Elles sont onze femmes médecins, « praticiennes de terrain universitaires ou non, spécialistes ou généralistes, exerçant en ville ou à l'hôpital, réparties sur le territoire et d'exercice variés » à signer une « tribune féminine » dont le but est double : s'opposer à la création d'un statut unique pour tous les médecins défendu la semaine dernière par onze signataires d'un texte publié par « APM News » ; rendre la monnaie de sa pièce au « groupe très masculin »  auteur de cette proposition. 

La plupart des onze femmes signataires de ce texte sont connues du monde syndical et hospitalier. On retrouve notamment les Drs Nicole Smolski, jeune retraitée des Hospices civils de Lyon (HCL) mais membre très actif du SNPHARe et d'APH, deux centrales de praticiens hospitaliers (PH), Hélène Colombani, présidente de la Fédération nationale des centres de santé (FNCS), Anne Gervais, membre du Mouvement de défense de l’hôpital public (MDPH) et PH à Bichat (AP-HP) ou encore le Pr Nelly Frydman, responsable de l'unité de biologie de la reproduction de l'hôpital Antoine-Béclère (AP-HP).

Hôpital et ville ne sont pas des « ennemis quasi irréductibles »

Elles répondent donc à onze hommes également connus du sérail – dont l'ancien ministre de la Santé Claude Evin, le Pr Guy Vallancien, membre de l'Académie de médecine, le président de l'ISNI Olivier Le Pennetier, les Drs Jean-Paul Ortiz et Patrick Gasser de la CSMF. Ces derniers préconisent un statut unique « mixte » inspiré des modèles étrangers qui serait « en même temps salarié et en même temps libéral »  et permettrait aux médecins d'exercer « indifféremment à la ville ou en établissement où ils [auraient] un statut de prestataires »

Pour les onze femmes médecins, cette analyse est biaisée à partir du moment où elle part du principe qu'hôpital public et ville sont des « ennemis quasi irréductibles », selon les propos utilisés par Claude Evin et les autres signataires masculins. «Les deux exercices médicaux, hospitaliers et ville, ne sont pas en concurrence. Nous partageons les mêmes valeurs, et, au quotidien, nous voyons les mêmes malades », écrivent-elles. Elles insistent : « Des dysfonctionnements existent mais aucun argument ne prouve que les statuts soient en cause. […] Quels arguments pour faire porter à la différence de statut un putatif antagonisme de classe? Des études françaises, étrangères ou des convictions ? »

Ces femmes médecins identifient en revanche l’absence de dossier partagé et la « perte d’informations » médicales comme des freins au travail en commun entre la ville et l'hôpital. 

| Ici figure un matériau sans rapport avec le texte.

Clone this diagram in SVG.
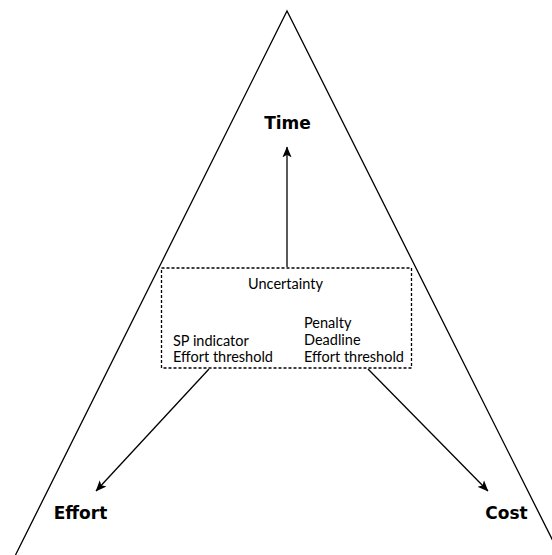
<svg xmlns="http://www.w3.org/2000/svg" width="552" height="555" viewBox="0 0 552 555">
  <defs>
    <style>
      .edge { fill: none; stroke: #000; stroke-width: 1.3; }
      .box { fill: none; stroke: #000; stroke-width: 1.3; stroke-dasharray: 3 2; }
      .corner { font-family: "DejaVu Sans", Verdana, sans-serif; font-weight: bold; font-size: 17px; fill: #000; text-anchor: middle; }
      .small { font-family: Lato, "Open Sans", sans-serif; font-size: 14.5px; fill: #000; }
    </style>
    <marker id="arrow" viewBox="0 0 10 10" refX="9.5" refY="5" markerWidth="11" markerHeight="11" markerUnits="userSpaceOnUse" orient="auto">
      <path d="M0,0.8 L10,5 L0,9.2 L2.5,5 z" fill="#000"/>
    </marker>
  </defs>
  <rect width="552" height="555" fill="#fff"/>

  <!-- outer triangle -->
  <g id="triangle">
    <polyline class="edge" points="15.5,555 287,11 560,555"/>
  </g>

  <!-- connectors -->
  <g id="connectors">
    <line class="edge" x1="287" y1="267" x2="287" y2="147" marker-end="url(#arrow)"/>
    <line class="edge" x1="209" y1="369" x2="96" y2="491" marker-end="url(#arrow)"/>
    <line class="edge" x1="368" y1="369" x2="488" y2="491" marker-end="url(#arrow)"/>
  </g>

  <!-- central uncertainty box -->
  <g id="uncertainty">
    <rect class="box" x="161.5" y="268" width="250" height="100"/>
    <text class="small" x="285.5" y="289" text-anchor="middle">Uncertainty</text>
    <text class="small" x="173" y="346">SP indicator</text>
    <text class="small" x="173" y="362">Effort threshold</text>
    <text class="small" x="304" y="328">Penalty</text>
    <text class="small" x="304" y="345">Deadline</text>
    <text class="small" x="304" y="362">Effort threshold</text>
  </g>

  <g id="time">
    <text class="corner" x="287.5" y="129">Time</text>
  </g>
  <g id="effort">
    <text class="corner" x="80.5" y="519">Effort</text>
  </g>
  <g id="cost">
    <text class="corner" x="506.5" y="519">Cost</text>
  </g>
</svg>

Ne pas verser dans la caricature

Avocates de la différence entre exercice hospitalier, salarié (en centres de santé) et libéral, les auteures refusent de tomber dans la caricature : la médecine de ville « est choisi[e] non pour le risque et l’argent mais pour l’indépendance professionnelle. Les autres, salariées, n’ont pas que la sécurité de l’emploi mais aussi les contraintes horaires, la permanence des soins, la disponibilité permanente. Et la sécurité de l’emploi n’implique pas un pantouflage médiocre ».

Elles rejettent avec force l'idée de prestation de services : « Nous ne souhaitons pas un statut de prestataire se vendant au plus offrant. La coopération existe, les passerelles sont indispensables, les échanges vitaux, la collaboration obligatoire. L’évolution de notre système de santé nécessite plus de débat et moins de postulats. »

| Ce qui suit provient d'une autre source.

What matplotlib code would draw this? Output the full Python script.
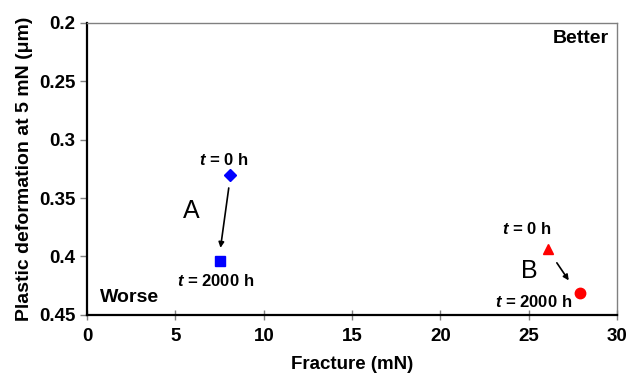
import matplotlib.pyplot as plt
from matplotlib.ticker import FuncFormatter

plt.rcParams['font.family'] = ['Liberation Sans', 'DejaVu Sans']
plt.rcParams['mathtext.fontset'] = 'custom'
plt.rcParams['mathtext.it'] = 'Liberation Sans:italic:bold'
plt.rcParams['mathtext.rm'] = 'Liberation Sans:bold'

# sample A: t = 0 h and t = 2000 h
a_fracture = [8.1, 7.5]
a_plastic = [0.330, 0.404]
# sample B
b_fracture = [26.1, 27.9]
b_plastic = [0.394, 0.431]

fig = plt.figure(figsize=(6.31, 3.77), dpi=100)
ax = fig.add_axes([0.138, 0.165, 0.840, 0.774])

ax.plot(a_fracture[0], a_plastic[0], 'D', color='#0000ff', markersize=6)
ax.plot(a_fracture[1], a_plastic[1], 's', color='#0000ff', markersize=7.5)
ax.plot(b_fracture[0], b_plastic[0], '^', color='#ff0000', markersize=7.5)
ax.plot(b_fracture[1], b_plastic[1], 'o', color='#ff0000', markersize=7.5)

arr = dict(arrowstyle='-|>', color='black', lw=1.2, mutation_scale=8)
ax.annotate('', xy=(7.53, 0.395), xytext=(8.04, 0.339), arrowprops=arr)
ax.annotate('', xy=(27.35, 0.4225), xytext=(26.5, 0.4035), arrowprops=arr)

lab = dict(fontsize=12, fontweight='bold', ha='center', va='center')
ax.text(7.75, 0.3177, r'$t$ = 0 h', **lab)
ax.text(7.3, 0.4212, r'$t$ = 2000 h', **lab)
ax.text(24.9, 0.3761, r'$t$ = 0 h', **lab)
ax.text(25.3, 0.4393, r'$t$ = 2000 h', **lab)
ax.text(5.91, 0.3615, 'A', fontsize=18, ha='center', va='center')
ax.text(25.04, 0.4122, 'B', fontsize=18, ha='center', va='center')
ax.text(29.54, 0.2133, 'Better', fontsize=14, fontweight='bold', ha='right', va='center')
ax.text(0.74, 0.435, 'Worse', fontsize=14, fontweight='bold', ha='left', va='center')

ax.set_xlim(0, 30)
ax.set_ylim(0.45, 0.2)
ax.set_xticks([0, 5, 10, 15, 20, 25, 30])
ax.set_yticks([0.2, 0.25, 0.3, 0.35, 0.4, 0.45])
ax.yaxis.set_major_formatter(FuncFormatter(lambda v, p: '%g' % v))
ax.tick_params(labelsize=13.5, width=1, length=5, color='#808080')
ax.tick_params(axis='x', direction='inout', length=7, pad=6)
ax.tick_params(axis='y', direction='out')
for t in ax.get_xticklabels() + ax.get_yticklabels():
    t.set_fontweight('bold')

ax.spines['left'].set_linewidth(1.6)
ax.spines['bottom'].set_linewidth(1.6)
ax.spines['top'].set_linewidth(1)
ax.spines['right'].set_linewidth(1)
ax.spines['top'].set_color('#808080')
ax.spines['right'].set_color('#808080')

ax.set_xlabel('Fracture (mN)', fontsize=13.5, fontweight='bold', labelpad=8)
ax.set_ylabel('Plastic deformation at 5 mN (\u03bcm)', fontsize=14, fontweight='bold')

plt.savefig('out.png', dpi=100)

Et de conclure : « Plus que s’attaquer par idéologie à des statuts hospitaliers, de rêver de transformer en entreprise privée les hôpitaux publics, l’urgence est de construire une offre de soins de proximité en évitant un modèle à deux vitesses avec des prestations low cost  et d’autres surfacturées ».

En 2017, l'exercice mixte représente 10,7 % de l’ensemble des actifs réguliers au tableau de l'Ordre (CNOM) – soit 21 000 médecins. Un chiffre en augmentation de 9,7 % sur la période 2007-2017.